Having a visible disability means that sometimes when I meet strangers they’re very keen to talk about disability, and something that they know about it. For the most part, I don’t really mind these types of exchanges. I know people are probably just trying to find something to relate to, but occasionally there are interactions that just frankly suck – they’ll stick with me for some time.
Late last year I was at a social function and I was talking to a stranger. He was an older person and we were having a conversation about a friend of his who also has a physical disability. The conversation was flowing just fine, until he said:
“So being in a wheelchair and all, is there anything you can’t do that you wish you could?”
I paused for a moment, processing what he was asking and why he was asking. The way he’d asked the question so suddenly threw me.
I replied that I don’t really focus on the things that I can’t do, because there’s a lot that I can do.
Unsatisfied, he persisted with this line of questioning. He really wanted me to list all the things I couldn’t do and desperately wanted to.
I gave him a couple examples, realising we couldn’t move on until I did, “hiking, maybe” I replied. After a pause I added, “even though I can’t do those things in the way you expect, there’s a lot of ways that people do unexpected things everyday, I have some friends in wheelchairs who went skiing using a small sled that could be pushed around. There’s always a way to do something if you try to think it through”.
He looked at me, and said very little for a moment. Then he said, “yeah, but it must be hard”, and continued talking about his friend with a disability.
These types of encounters are commonplace. Was he intentionally trying to be rude? Probably not. My feeling is that for some (unknown) reason, he thought it was okay to talk this way to a stranger.
We give able bodied people the space to choose how they want to live, but it seems so much harder give disabled people the same.
As a society, we have been conditioned historically to feel like living with disability must be one of the hardest things in the world to live with, and when we meet disabled people there’s a push to verify that viewpoint.
What I find hardest about this type of talk is that it reduces me. It reduces my experiences as a person with disability and makes it sound like whatever things I have in my life that I really like or that I’m proud of, that we must throw to one side because I couldn’t do ___, if I wanted. Not sure if abled bodied people got the newsflash, but I know tonnes of people that could go skiing or hiking (or whatever) if they wanted, but they don’t. We don’t march up to them and demand an explanation. We give able bodied people the space to choose how they want to live, but it seems so much harder give disabled people the same.

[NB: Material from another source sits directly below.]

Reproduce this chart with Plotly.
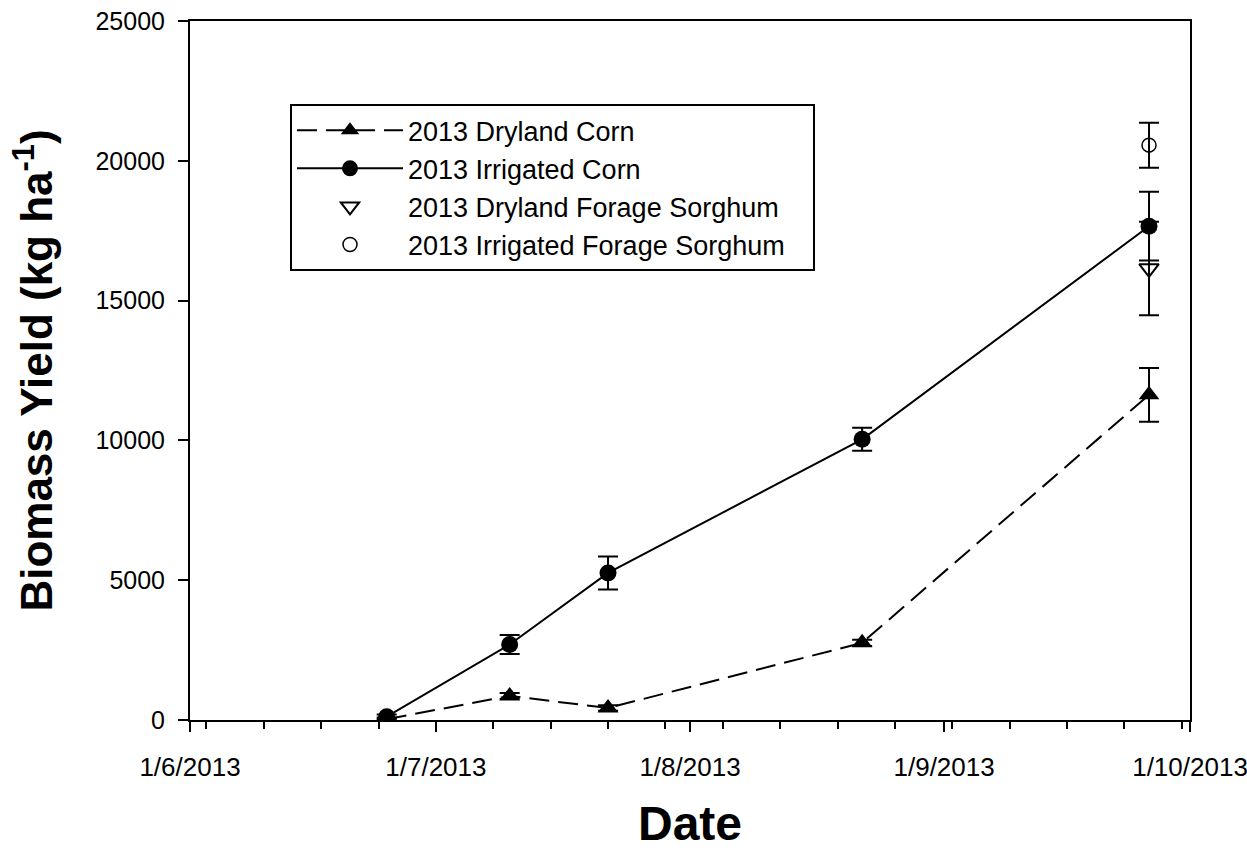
import plotly.graph_objects as go

# Sampling dates (2013 season)
dates_corn = ["2013-06-25", "2013-07-10", "2013-07-22", "2013-08-22", "2013-09-26"]
dates_sorghum = ["2013-09-26"]

# Biomass yield (kg/ha) and standard errors
dryland_corn = [30, 860, 430, 2760, 11630]
dryland_corn_err = [60, 110, 100, 110, 960]
irrigated_corn = [120, 2700, 5260, 10040, 17660]
irrigated_corn_err = [80, 340, 590, 410, 1230]
dryland_sorghum = [16150]
dryland_sorghum_err = [1670]
irrigated_sorghum = [20560]
irrigated_sorghum_err = [805]

# Axis ticks
x_tickvals = ["2013-06-01", "2013-07-01", "2013-08-01", "2013-09-01", "2013-10-01"]
x_ticktext = ["1/6/2013", "1/7/2013", "1/8/2013", "1/9/2013", "1/10/2013"]
y_tickvals = [0, 5000, 10000, 15000, 20000, 25000]
y_ticktext = ["0", "5000", "10000", "15000", "20000", "25000"]

FONT = "Liberation Sans, Arial, sans-serif"
BLACK = "black"

def err(vals):
    return dict(type="data", array=vals, visible=True, color=BLACK,
                thickness=2, width=10)

fig = go.Figure()

fig.add_trace(go.Scatter(
    x=dates_corn, y=dryland_corn, name="2013 Dryland Corn",
    mode="lines+markers", legendgroup="a",
    line=dict(color=BLACK, width=2, dash="20px,9px"),
    marker=dict(symbol="triangle-up", size=18, color=BLACK),
    error_y=err(dryland_corn_err),
))
fig.add_trace(go.Scatter(
    x=dates_corn, y=irrigated_corn, name="2013 Irrigated Corn",
    mode="lines+markers", legendgroup="b",
    line=dict(color=BLACK, width=2),
    marker=dict(symbol="circle", size=17, color=BLACK),
    error_y=err(irrigated_corn_err),
))
fig.add_trace(go.Scatter(
    x=dates_sorghum, y=dryland_sorghum, name="2013 Dryland Forage Sorghum",
    mode="markers", legendgroup="c",
    marker=dict(symbol="triangle-down-open", size=17, color=BLACK,
                line=dict(width=2, color=BLACK)),
    error_y=err(dryland_sorghum_err),
))
fig.add_trace(go.Scatter(
    x=dates_sorghum, y=irrigated_sorghum,
    name="2013 Irrigated Forage Sorghum\u00a0\u00a0\u00a0",
    mode="markers", legendgroup="d",
    marker=dict(symbol="circle-open", size=14, color=BLACK,
                line=dict(width=1.5, color=BLACK)),
    error_y=err(irrigated_sorghum_err),
))

fig.update_layout(
    width=1247, height=850,
    margin=dict(l=190, r=57, t=21, b=130),
    paper_bgcolor="white", plot_bgcolor="white",
    font=dict(family=FONT, size=25, color=BLACK),
    showlegend=True,
    legend=dict(
        x=0.10, y=0.881, xanchor="left", yanchor="top",
        bordercolor=BLACK, borderwidth=2, bgcolor="white",
        font=dict(family=FONT, size=27, color=BLACK),
        itemwidth=106, tracegroupgap=0,
    ),
    xaxis=dict(
        type="date", range=["2013-06-01", "2013-10-01"],
        automargin=False,
        tickmode="array", tickvals=x_tickvals, ticktext=x_ticktext,
        tickfont=dict(size=26), ticklabeloverflow="allow",
        ticks="outside", ticklen=10, tickwidth=2, tickcolor=BLACK,
        ticklabelstandoff=13,
        showline=True, linecolor=BLACK, linewidth=2, mirror=True,
        showgrid=False, zeroline=False,
        minor=dict(dtick=7 * 86400000, tick0="2013-06-03",
                   ticks="outside", ticklen=7, tickwidth=2,
                   tickcolor=BLACK, showgrid=False),
        title=dict(text="<b>Date</b>", font=dict(family=FONT, size=48),
                   standoff=40),
    ),
    yaxis=dict(
        range=[0, 25000],
        automargin=False,
        tickmode="array", tickvals=y_tickvals, ticktext=y_ticktext,
        ticks="outside", ticklen=10, tickwidth=2, tickcolor=BLACK,
        ticklabelstandoff=8,
        showline=True, linecolor=BLACK, linewidth=2, mirror=True,
        showgrid=False, zeroline=False,
        title=dict(text="<b>Biomass Yield (kg ha<sup>-1</sup>)</b>",
                   font=dict(family=FONT, size=44), standoff=29),
    ),
)

fig.write_html("out.html")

Sometimes I don’t entirely believe its lack of awareness that causes people to act this way. At times, I think it’s a type of wilful defiance. The majority of people would have to be aware that it’s very rude to approach people in this way. I wonder if it’s just that some people are trying to push their own view about disability, and when they come up against someone who challenges that norm, they need to find a way to right their own thinking by reducing their experiences.
Something to ponder at least.
I get the feeling sometimes if we keep that ‘must be hard’ viewpoint alive the comment maker gets to keep the disabled community in a box and keeps the abled powerful.
I think that’s a very true comment. It is about keeping the status quo, and someone not being challenged in their thinking.